Dr. B (AKA my sister) has a doctorate in school psychology specializing in early childhood development. She is gonna help us figure out what the hell to do with our babies. After two weeks, Mazzy is finally beginning to understand the roll portion of Ball Roll which is kind of exciting. And Music & Movement has literally changed our lives. If you don't know the definition of fun, then give yourself and your baby both a maraca, turn on the soundtrack from Slumdog Millionaire and dance your heart out while holding the baby in your arms. Plus, with the addition of farm animal puppets and Old MacDonald set on repeat, Mazzy now knows how to BAH like a sheep and how to snort like a pig. We're very proud. Today Dr. B is introducing us to a more sophisticated game. And no, she's not suggesting the babies play Scruples or have a blindfolded wine tasting. She's talking about an Obstacle Course. This is not a joke people. Dr. B is the real deal.

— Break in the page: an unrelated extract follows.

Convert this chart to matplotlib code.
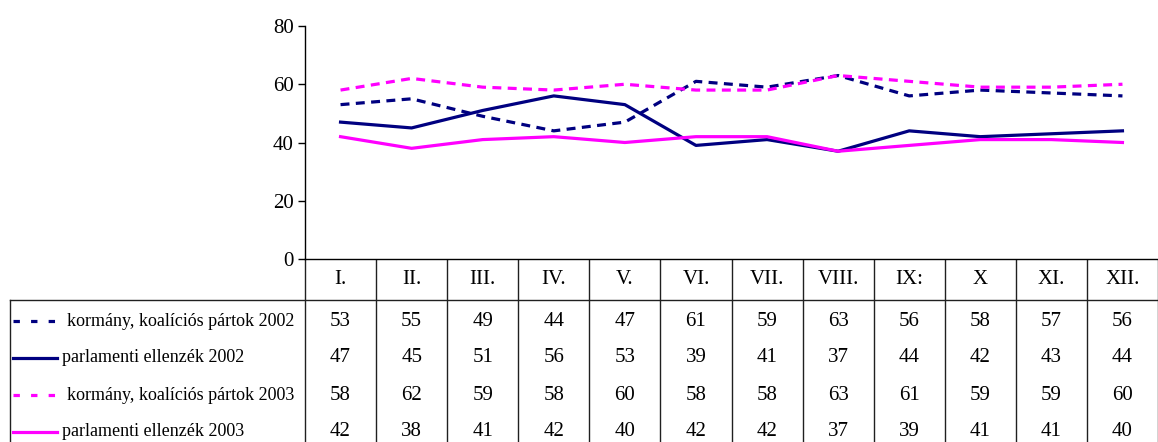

Introduce at: 9-12 months (or when your baby starts to crawl and/or stand with assistance)

How you play: Create a homemade obstacle course using pillows, cushions, blankets, boxes and other things that your baby will enjoy climbing over or going through. Guide your baby to crawl through a tunnel made by propping two couch cushions against each other and then assist him/her into the standing position as he/she walks up a mountain of pillows. You can also create a pathway or maze for your baby to navigate. Make use of walls and furniture to create boundaries. Start small and provide lots of praise as your child moves through each part. If necessary, use a preferred toy (like a cellphone) to dangle just beyond your baby's reach to motivate him/her to complete the course until he/she knows what is expected. Repeat the same course many times as your baby learns to move faster and with less assistance.

Why its good for the baby: This type of physical activity enhances gross motor development, hand eye coordination, balance, and visual spatial skills. In addition, your baby will begin to gain confidence as he/she learns to walk.